> Instructions to follow
Extract the whole listing as it stands. Do not include the pictures.

> Data extract
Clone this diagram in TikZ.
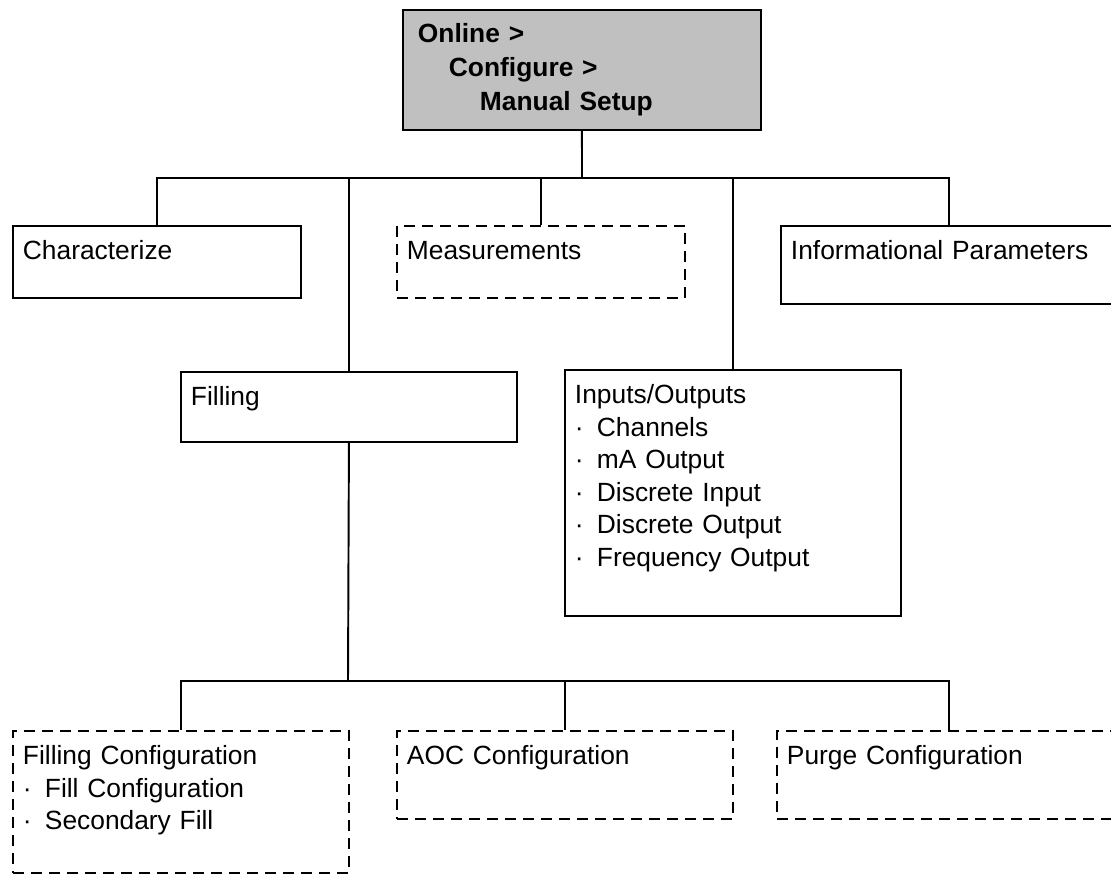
\documentclass[tikz,border=0pt]{standalone}
\usepackage{fontspec}
\setmainfont{Liberation Sans}
\usepackage{xcolor}
\usepackage{tikz}
\definecolor{menugray}{HTML}{C0C0C0}
\newcommand{\itm}{\makebox[0.44cm][l]{·}}

\begin{document}
\begin{tikzpicture}[x=0.02cm, y=-0.02cm, line width=1.1pt,
    menubox/.style={draw, anchor=north west, align=left, inner xsep=0.2cm, inner ysep=0pt,
      text height=0.68cm, font=\fontsize{15}{18.5}\selectfont},
    optbox/.style={menubox, dash pattern=on 0.22cm off 0.14cm}]
  \useasboundingbox (0,0) rectangle (1111,874);

  \node[menubox, fill=menugray, inner xsep=0.3cm, text width=6.56cm,
        text height=0.66cm, text depth=1.74cm,
        font=\bfseries\fontsize{15}{19.3}\selectfont] (setup) at (402,9) {%
    Online >\\
    \hspace*{0.62cm}Configure >\\
    \hspace*{1.24cm}Manual Setup};

  \node[menubox, text width=5.36cm, text depth=0.76cm] (char) at (12,225) {Characterize};
  \node[optbox, text width=5.36cm, text depth=0.76cm] (meas) at (396,225) {Measurements};
  \node[menubox, text width=6.32cm, text depth=0.88cm] (info) at (780,225) {Informational Parameters};
  \node[menubox, text width=6.32cm, text depth=0.72cm] (fill) at (180,371) {Filling};
  \node[menubox, text width=6.32cm, text depth=4.24cm] (io) at (564,369) {%
    Inputs/Outputs\\
    \itm Channels\\
    \itm mA Output\\
    \itm Discrete Input\\
    \itm Discrete Output\\
    \itm Frequency Output};

  \node[optbox, text width=6.32cm, text depth=2.16cm] (fillcfg) at (12,730) {%
    Filling Configuration\\
    \itm Fill Configuration\\
    \itm Secondary Fill};
  \node[optbox, text width=6.32cm, text depth=1.08cm] (aoc) at (396,730) {AOC Configuration};
  \node[optbox, text width=6.48cm, text depth=1.08cm] (purge) at (776,730) {Purge Configuration};

  \coordinate (upper) at (582,178);
  \coordinate (lower) at (348,681);
  \draw (setup.south) -- (upper);
  \foreach \n in {char,fill,meas,io,info}
    \draw (\n.north) |- (upper);
  \draw (fill.south) -- (lower);
  \foreach \n in {fillcfg,aoc,purge}
    \draw (\n.north) |- (lower);
\end{tikzpicture}
\end{document}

> Response
Clone this diagram in TikZ.
\documentclass[tikz,border=0pt]{standalone}
\usepackage{fontspec}
\setmainfont{Liberation Sans}
\usepackage{xcolor}
\usepackage{tikz}
\definecolor{menugray}{HTML}{C0C0C0}
\newcommand{\itm}{\makebox[0.44cm][l]{·}}

\begin{document}
\begin{tikzpicture}[x=0.02cm, y=-0.02cm, line width=1.1pt,
    menubox/.style={draw, anchor=north west, align=left, inner xsep=0.2cm, inner ysep=0pt,
      text height=0.68cm, font=\fontsize{15}{18.5}\selectfont},
    optbox/.style={menubox, dash pattern=on 0.22cm off 0.14cm}]
  \useasboundingbox (0,0) rectangle (1111,874);

  \node[menubox, fill=menugray, inner xsep=0.3cm, text width=6.56cm,
        text height=0.66cm, text depth=1.74cm,
        font=\bfseries\fontsize{15}{19.3}\selectfont] (setup) at (402,9) {%
    Online >\\
    \hspace*{0.62cm}Configure >\\
    \hspace*{1.24cm}Manual Setup};

  \node[menubox, text width=5.36cm, text depth=0.76cm] (char) at (12,225) {Characterize};
  \node[optbox, text width=5.36cm, text depth=0.76cm] (meas) at (396,225) {Measurements};
  \node[menubox, text width=6.32cm, text depth=0.88cm] (info) at (780,225) {Informational Parameters};
  \node[menubox, text width=6.32cm, text depth=0.72cm] (fill) at (180,371) {Filling};
  \node[menubox, text width=6.32cm, text depth=4.24cm] (io) at (564,369) {%
    Inputs/Outputs\\
    \itm Channels\\
    \itm mA Output\\
    \itm Discrete Input\\
    \itm Discrete Output\\
    \itm Frequency Output};

  \node[optbox, text width=6.32cm, text depth=2.16cm] (fillcfg) at (12,730) {%
    Filling Configuration\\
    \itm Fill Configuration\\
    \itm Secondary Fill};
  \node[optbox, text width=6.32cm, text depth=1.08cm] (aoc) at (396,730) {AOC Configuration};
  \node[optbox, text width=6.48cm, text depth=1.08cm] (purge) at (776,730) {Purge Configuration};

  \coordinate (upper) at (582,178);
  \coordinate (lower) at (348,681);
  \draw (setup.south) -- (upper);
  \foreach \n in {char,fill,meas,io,info}
    \draw (\n.north) |- (upper);
  \draw (fill.south) -- (lower);
  \foreach \n in {fillcfg,aoc,purge}
    \draw (\n.north) |- (lower);
\end{tikzpicture}
\end{document}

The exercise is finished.